* _Source code of charts_:
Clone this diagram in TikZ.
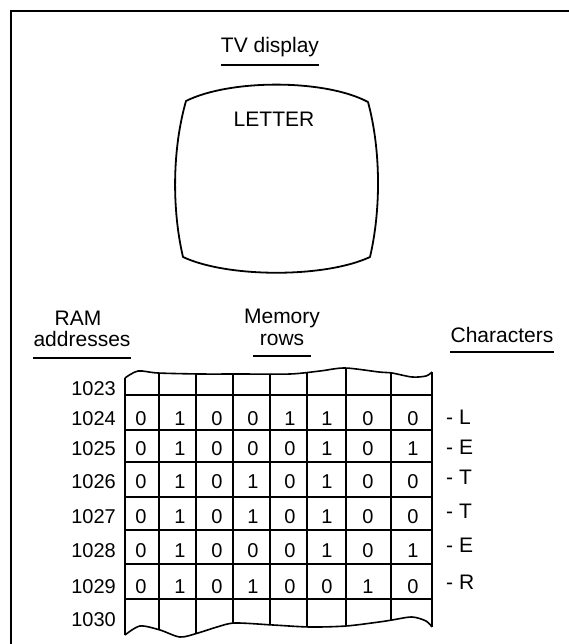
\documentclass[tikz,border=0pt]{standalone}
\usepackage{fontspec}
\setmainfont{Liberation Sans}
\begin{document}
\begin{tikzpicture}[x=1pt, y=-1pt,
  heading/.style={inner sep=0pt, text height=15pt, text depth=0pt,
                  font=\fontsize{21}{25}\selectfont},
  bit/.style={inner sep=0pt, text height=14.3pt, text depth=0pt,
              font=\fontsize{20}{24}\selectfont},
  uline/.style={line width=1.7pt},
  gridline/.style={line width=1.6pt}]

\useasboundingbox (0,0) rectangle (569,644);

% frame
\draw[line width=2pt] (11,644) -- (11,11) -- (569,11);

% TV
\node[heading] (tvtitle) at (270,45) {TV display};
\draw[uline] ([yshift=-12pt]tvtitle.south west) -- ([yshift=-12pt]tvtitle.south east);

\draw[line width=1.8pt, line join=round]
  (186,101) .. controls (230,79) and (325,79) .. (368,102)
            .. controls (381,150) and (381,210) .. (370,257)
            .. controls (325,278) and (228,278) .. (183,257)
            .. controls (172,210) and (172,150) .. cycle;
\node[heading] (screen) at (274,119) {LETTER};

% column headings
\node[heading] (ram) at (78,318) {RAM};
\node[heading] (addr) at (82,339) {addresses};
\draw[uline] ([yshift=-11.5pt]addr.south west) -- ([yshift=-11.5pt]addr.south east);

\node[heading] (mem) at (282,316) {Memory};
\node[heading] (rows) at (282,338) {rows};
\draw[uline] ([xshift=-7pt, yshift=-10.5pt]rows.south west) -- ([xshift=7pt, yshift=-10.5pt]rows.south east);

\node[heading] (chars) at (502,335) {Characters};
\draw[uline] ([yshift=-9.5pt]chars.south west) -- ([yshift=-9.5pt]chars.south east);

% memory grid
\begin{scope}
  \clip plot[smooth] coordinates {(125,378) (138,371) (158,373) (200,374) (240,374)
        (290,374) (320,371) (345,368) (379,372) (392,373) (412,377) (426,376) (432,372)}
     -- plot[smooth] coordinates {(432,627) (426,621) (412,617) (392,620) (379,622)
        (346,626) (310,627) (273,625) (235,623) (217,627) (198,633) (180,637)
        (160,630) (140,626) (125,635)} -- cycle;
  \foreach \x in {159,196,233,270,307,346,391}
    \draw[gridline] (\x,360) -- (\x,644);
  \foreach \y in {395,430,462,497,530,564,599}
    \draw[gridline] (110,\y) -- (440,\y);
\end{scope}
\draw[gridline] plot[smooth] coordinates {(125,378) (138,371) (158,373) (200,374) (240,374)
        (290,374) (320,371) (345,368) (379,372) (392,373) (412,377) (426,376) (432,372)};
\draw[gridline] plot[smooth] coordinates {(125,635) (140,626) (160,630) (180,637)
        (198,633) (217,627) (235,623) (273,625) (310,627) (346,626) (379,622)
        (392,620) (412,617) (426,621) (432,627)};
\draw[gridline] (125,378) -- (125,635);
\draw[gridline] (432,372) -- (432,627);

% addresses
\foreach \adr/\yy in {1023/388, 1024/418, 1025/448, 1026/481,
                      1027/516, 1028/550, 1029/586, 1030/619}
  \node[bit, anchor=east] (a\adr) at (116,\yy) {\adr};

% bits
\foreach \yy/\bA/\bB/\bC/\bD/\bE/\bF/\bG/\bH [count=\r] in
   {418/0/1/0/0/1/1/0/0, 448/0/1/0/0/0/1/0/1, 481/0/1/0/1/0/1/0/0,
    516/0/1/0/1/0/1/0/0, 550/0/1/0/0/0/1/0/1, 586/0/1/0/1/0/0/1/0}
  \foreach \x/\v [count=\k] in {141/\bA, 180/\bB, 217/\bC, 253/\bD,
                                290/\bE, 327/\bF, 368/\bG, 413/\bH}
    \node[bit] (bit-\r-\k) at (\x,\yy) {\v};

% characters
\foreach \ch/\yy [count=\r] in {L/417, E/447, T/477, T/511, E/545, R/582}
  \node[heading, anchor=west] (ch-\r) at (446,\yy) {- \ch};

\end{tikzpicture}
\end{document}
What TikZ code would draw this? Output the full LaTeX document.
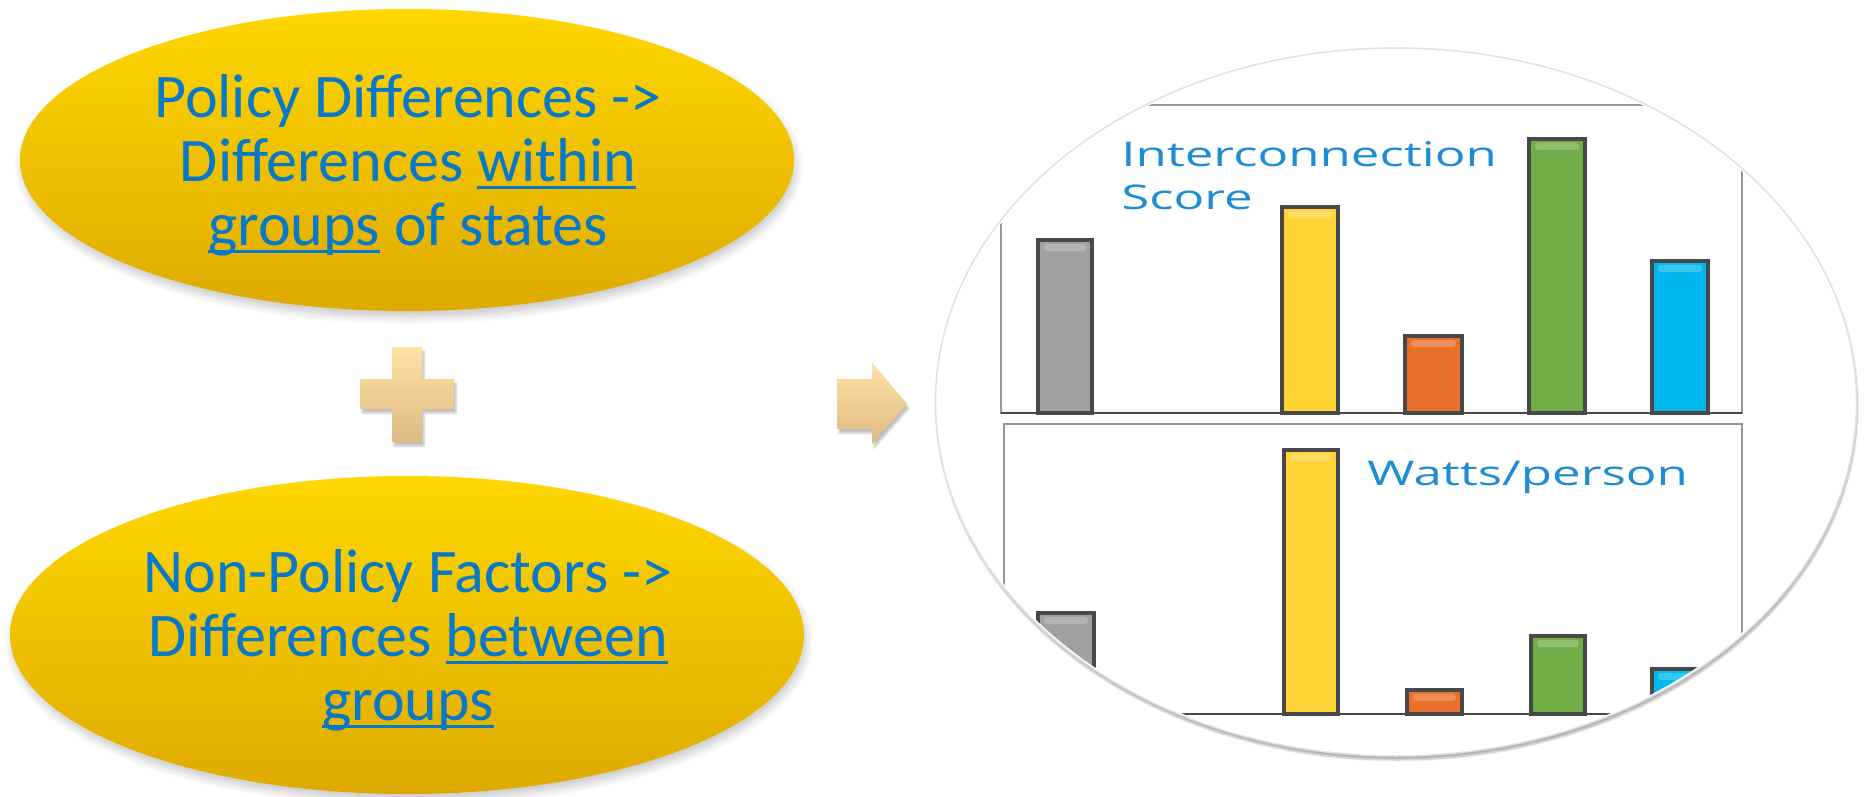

* _Exercise directions_: Print out every entry above without changing a word, and leave out the pictures.

* _Exercise output_:
Clone this diagram in TikZ.
\documentclass[tikz,border=0pt]{standalone}
\usepackage{fontspec}
\setmainfont{Liberation Sans}
\begin{document}
\begin{tikzpicture}[x=1pt, y=-1pt,
  heading/.style={inner sep=0pt, text height=15pt, text depth=0pt,
                  font=\fontsize{21}{25}\selectfont},
  bit/.style={inner sep=0pt, text height=14.3pt, text depth=0pt,
              font=\fontsize{20}{24}\selectfont},
  uline/.style={line width=1.7pt},
  gridline/.style={line width=1.6pt}]

\useasboundingbox (0,0) rectangle (569,644);

% frame
\draw[line width=2pt] (11,644) -- (11,11) -- (569,11);

% TV
\node[heading] (tvtitle) at (270,45) {TV display};
\draw[uline] ([yshift=-12pt]tvtitle.south west) -- ([yshift=-12pt]tvtitle.south east);

\draw[line width=1.8pt, line join=round]
  (186,101) .. controls (230,79) and (325,79) .. (368,102)
            .. controls (381,150) and (381,210) .. (370,257)
            .. controls (325,278) and (228,278) .. (183,257)
            .. controls (172,210) and (172,150) .. cycle;
\node[heading] (screen) at (274,119) {LETTER};

% column headings
\node[heading] (ram) at (78,318) {RAM};
\node[heading] (addr) at (82,339) {addresses};
\draw[uline] ([yshift=-11.5pt]addr.south west) -- ([yshift=-11.5pt]addr.south east);

\node[heading] (mem) at (282,316) {Memory};
\node[heading] (rows) at (282,338) {rows};
\draw[uline] ([xshift=-7pt, yshift=-10.5pt]rows.south west) -- ([xshift=7pt, yshift=-10.5pt]rows.south east);

\node[heading] (chars) at (502,335) {Characters};
\draw[uline] ([yshift=-9.5pt]chars.south west) -- ([yshift=-9.5pt]chars.south east);

% memory grid
\begin{scope}
  \clip plot[smooth] coordinates {(125,378) (138,371) (158,373) (200,374) (240,374)
        (290,374) (320,371) (345,368) (379,372) (392,373) (412,377) (426,376) (432,372)}
     -- plot[smooth] coordinates {(432,627) (426,621) (412,617) (392,620) (379,622)
        (346,626) (310,627) (273,625) (235,623) (217,627) (198,633) (180,637)
        (160,630) (140,626) (125,635)} -- cycle;
  \foreach \x in {159,196,233,270,307,346,391}
    \draw[gridline] (\x,360) -- (\x,644);
  \foreach \y in {395,430,462,497,530,564,599}
    \draw[gridline] (110,\y) -- (440,\y);
\end{scope}
\draw[gridline] plot[smooth] coordinates {(125,378) (138,371) (158,373) (200,374) (240,374)
        (290,374) (320,371) (345,368) (379,372) (392,373) (412,377) (426,376) (432,372)};
\draw[gridline] plot[smooth] coordinates {(125,635) (140,626) (160,630) (180,637)
        (198,633) (217,627) (235,623) (273,625) (310,627) (346,626) (379,622)
        (392,620) (412,617) (426,621) (432,627)};
\draw[gridline] (125,378) -- (125,635);
\draw[gridline] (432,372) -- (432,627);

% addresses
\foreach \adr/\yy in {1023/388, 1024/418, 1025/448, 1026/481,
                      1027/516, 1028/550, 1029/586, 1030/619}
  \node[bit, anchor=east] (a\adr) at (116,\yy) {\adr};

% bits
\foreach \yy/\bA/\bB/\bC/\bD/\bE/\bF/\bG/\bH [count=\r] in
   {418/0/1/0/0/1/1/0/0, 448/0/1/0/0/0/1/0/1, 481/0/1/0/1/0/1/0/0,
    516/0/1/0/1/0/1/0/0, 550/0/1/0/0/0/1/0/1, 586/0/1/0/1/0/0/1/0}
  \foreach \x/\v [count=\k] in {141/\bA, 180/\bB, 217/\bC, 253/\bD,
                                290/\bE, 327/\bF, 368/\bG, 413/\bH}
    \node[bit] (bit-\r-\k) at (\x,\yy) {\v};

% characters
\foreach \ch/\yy [count=\r] in {L/417, E/447, T/477, T/511, E/545, R/582}
  \node[heading, anchor=west] (ch-\r) at (446,\yy) {- \ch};

\end{tikzpicture}
\end{document}
What TikZ code would draw this? Output the full LaTeX document.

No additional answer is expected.